WS 2017/18

Introduction to Deep Learning

 

Assignment 4: LeNet, Embeddings & Visualizing Hidden Spaces

In this assignment, you will reimplement the classic LeNet architecture, one of the first CNNs. Additionally, you will get to know a TensorBoard tool that helps with visualizing high-dimensional spaces such as the hidden activations of neural networks.

LeNet

Implement LeNet based on this visual description. Note that “subsampling” is just average pooling (with stride 2), and of course you will need 10 output units instead of 26.

Embeddings in TensorBoard

In past assignments, we have seen that it is fairly simple to visualize the weights of a linear model and get an intuitive idea of their meaning. This is not so simple for deep models involving hidden layers. Convolutional layers can be visualized thanks to their known spatial structure, but no such structure exists for fully-connected layers. Luckily, TensorBoard comes with a tool to visualize such hidden spaces, which can give an impression of how well they represent the data and separate the different classes.

Setting up

This Tensorflow tutorial gives a short overview over what “embeddings” are (in our case, we can understand the layers of a network to compute embeddings of the input) as well as an overview over how to use TensorBoard’s built-in Embedding Projector. Unfortunately, this tutorial seems to have been cut in the recent update for unknown reasons and a lot of vital information is missing. A more complete version can be found here. The tutorial talks about tf.train.SummaryWriter at some point; replace this by tf.summary.FileWriter.
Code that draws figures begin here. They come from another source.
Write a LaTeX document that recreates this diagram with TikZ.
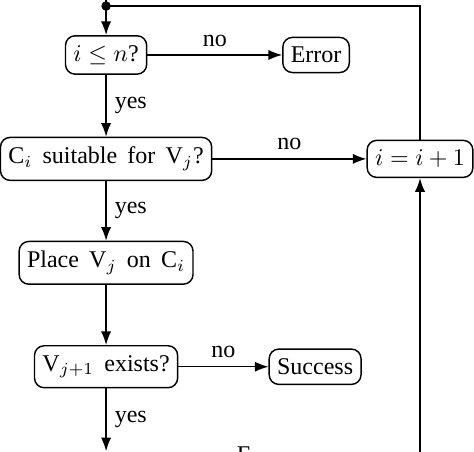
\documentclass[tikz,border=0pt]{standalone}
\usepackage{fontspec}
\setmainfont[WordSpace=1.7]{Liberation Serif}
\usetikzlibrary{arrows.meta}
\usetikzlibrary{positioning}
\tikzset{
	stepbox/.style={draw, rounded corners, semithick, inner xsep=3.3pt, inner ysep=4pt},
	flow/.style={-{Latex[length=2mm]}, semithick},
	link/.style={semithick},
	jdot/.style={circle, fill=black, inner sep=1.4pt}
}
\begin{document}
\begin{tikzpicture}[>=Latex, node distance=43.3pt, on grid]
		\useasboundingbox (0,0) rectangle (197.5pt,-188.3pt);
		\node[stepbox] (cnt) at (44.2pt,-22.9pt) {$i\leq n$?};
		\node[stepbox, right=87.5pt of cnt] (err) {Error};
		\node[stepbox, below=of cnt] (fit) {C$_i$ suitable for V$_j$?};
		\node[stepbox, right=130.8pt of fit] (inc) {$i=i+1$};
		\node[stepbox, below=of fit] (place) {Place V$_j$ on C$_i$};
		\node[stepbox, below=of place] (nxt) {V$_{j+1}$ exists?};
		\node[stepbox, right=87.1pt of nxt] (ok) {Success};
		% loop back to the test
		\coordinate[above=20.4pt of cnt] (junc);
		\coordinate[above=30pt of cnt] (start);
		\coordinate (down) at (44.2pt,-188pt);
		\coordinate (back) at (175pt,-200pt);
		\node[anchor=base west, inner sep=0] (cut) at (98.5pt,-192.9pt) {F};
		\draw[flow] (start) -- (cnt);
		\draw[link] (inc) |- (junc);
		\node[jdot] at (junc) {};
		\draw[flow] (cnt) -- node[above] {no} (err);
		\draw[flow] (cnt) -- node[right] {yes} (fit);
		\draw[flow] (fit) -- node[above] {no} (inc);
		\draw[flow] (fit) -- node[right] {yes} (place);
		\draw[flow] (place) -- (nxt);
		\draw[flow] (nxt) -- node[above] {no} (ok);
		\draw[flow] (nxt) -- node[right] {yes} (down);
		\draw[flow] (back) -- (inc);
	\end{tikzpicture}
\end{document}
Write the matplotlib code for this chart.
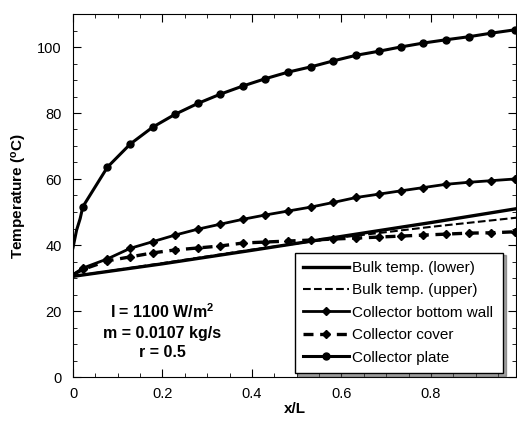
import matplotlib
matplotlib.use('Agg')
import matplotlib.pyplot as plt
from matplotlib.ticker import MultipleLocator

plt.rcParams['font.family'] = ['Liberation Sans', 'DejaVu Sans']

# x/L positions of the plotted markers
xm = [0.022, 0.077, 0.128, 0.178, 0.228, 0.279, 0.329, 0.380, 0.430, 0.481,
      0.532, 0.582, 0.633, 0.683, 0.732, 0.783, 0.834, 0.884, 0.935, 0.987]

plate = [51.6, 63.6, 70.6, 75.7, 79.6, 82.9, 85.7, 88.2, 90.4, 92.4,
         94.0, 95.8, 97.5, 98.7, 100.0, 101.2, 102.2, 103.1, 104.2, 105.2]
plate_x0 = [0.0, 0.008, 0.016]
plate_y0 = [39.2, 44.5, 48.0]

wall = [33.0, 35.8, 39.0, 41.0, 43.0, 44.8, 46.3, 47.8, 49.1, 50.3,
        51.5, 52.9, 54.4, 55.4, 56.4, 57.4, 58.4, 59.0, 59.5, 60.0]
cover = [32.6, 35.2, 36.4, 37.6, 38.5, 39.1, 39.7, 40.6, 40.9, 41.2,
         41.5, 41.8, 42.1, 42.4, 42.7, 43.0, 43.3, 43.6, 43.7, 44.0]
start_wall = 31.0

xb = [0.0, 0.2, 0.4, 0.6, 0.8, 1.0]
bulk_low = [30.5, 34.3, 38.4, 42.6, 46.8, 51.2]
bulk_up = [30.5, 34.5, 38.6, 42.3, 45.5, 48.4]

fig = plt.figure(figsize=(5.17, 4.23), dpi=100)
ax = fig.add_axes([73/517, 46/423, 443/517, 363/423])

ax.plot(xb, bulk_low, '-', color='black', lw=2.4, label='Bulk temp. (lower)')
ax.plot(xb, bulk_up, '--', color='black', lw=1.5, label='Bulk temp. (upper)')
ax.plot([0.0] + xm, [start_wall] + wall, '-', color='black', lw=2.0,
        marker='D', ms=4.5, markevery=list(range(1, len(xm) + 1)),
        label='Collector bottom wall')
ax.plot([0.0] + xm, [start_wall] + cover, '--', color='black', lw=2.4,
        marker='D', ms=4.5, markevery=list(range(1, len(xm) + 1)),
        dashes=(3, 2), label='Collector cover')
ax.plot(plate_x0 + xm, plate_y0 + plate, '-', color='black', lw=2.2,
        marker='o', ms=5, markevery=list(range(len(plate_x0), len(plate_x0) + len(xm))),
        label='Collector plate')

ax.set_xlim(0, 0.99)
ax.set_ylim(0, 110)
ax.xaxis.set_major_locator(MultipleLocator(0.2))
ax.xaxis.set_minor_locator(MultipleLocator(0.05))
ax.yaxis.set_major_locator(MultipleLocator(20))
ax.yaxis.set_minor_locator(MultipleLocator(5))
ax.tick_params(which='both', direction='in', top=True, right=True, labelsize=10.5)
ax.tick_params(which='major', length=6)
ax.tick_params(which='minor', length=3)
ax.tick_params(axis='x', pad=7)
ax.tick_params(axis='y', pad=8)
ax.set_xticks([0, 0.2, 0.4, 0.6, 0.8])
ax.set_xticklabels(['0', '0.2', '0.4', '0.6', '0.8'])

ax.set_xlabel('x/L', fontsize=11, fontweight='bold', labelpad=1)
ax.set_ylabel('Temperature ($\\mathregular{^o}$C)', fontsize=11, fontweight='bold',
              labelpad=6)

ax.text(0.2, 19.7, 'I = 1100 W/m$\\mathregular{^2}$', ha='center', va='center',
        fontsize=11.5, fontweight='bold')
ax.text(0.2, 13.3, 'm = 0.0107 kg/s', ha='center', va='center',
        fontsize=11.5, fontweight='bold')
ax.text(0.2, 7.3, 'r = 0.5', ha='center', va='center',
        fontsize=11.5, fontweight='bold')

leg = ax.legend(loc='lower left', bbox_to_anchor=(0.501, 0.011, 0.47, 0.333),
                mode='expand', fontsize=11, fancybox=False, shadow=True,
                framealpha=1, edgecolor='black', handlelength=3.0,
                handletextpad=0.2, borderaxespad=0, labelspacing=0.55,
                borderpad=0.55)
leg.get_frame().set_linewidth(1.0)

fig.savefig('out.png', dpi=100)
Try some visualizations for an MNIST model (MLP or CNN). You might want to proceed in the following steps:

Note: If using relative paths for the metadata/sprite image, this path should be relative to the saver path. I.e. if the saver saves to the logdir, the metadata paths should be relative to the logdir. The Tensorflow tutorial gives a different impression here.

Understanding the Visualizations

Now that we have some pretty images, you should consider what they actually mean. The n-dimensional data we supplied has automatically been reduced to two or three dimensions. You can choose between two methods for this: t-SNE or PCA. The Tensorflow tutorial has several links explaining these methods. Definitely read this one on t-SNE. Here is another one on PCA. Play around with the different options such as 2D/3D, t-SNE hyperparameters, or sphereizing the data or not (also note the effect on % explained variance for the PCA!).

Analyzing High-dimensional Spaces

Finally, use these visualization to gain some insights. For example, you could visualize the different layers of a network, from input to output, and observe how the data is progressively “disentangled”. You can also visualize convolutional layers by flattening the feature maps (i.e. reshaping them to 2D). It might be interesting to see how pooling changes the embeddings. Also, compare the pre-output layers of two models with differing performances – which one seems to have the “better” representation? Note that for linear models the pre-output layer is actually the raw input.

In general, do these visualizations make sense to you? Look out for some peculiarities of the MNIST data. Are some digits clustered more tightly than others? Look for outliers (with regard to a specific digit cluster) – do these generally look atypical? Which digits are “neighbors” in this space? You might want to concentrate on (non-sphereized) PCA for these qestions.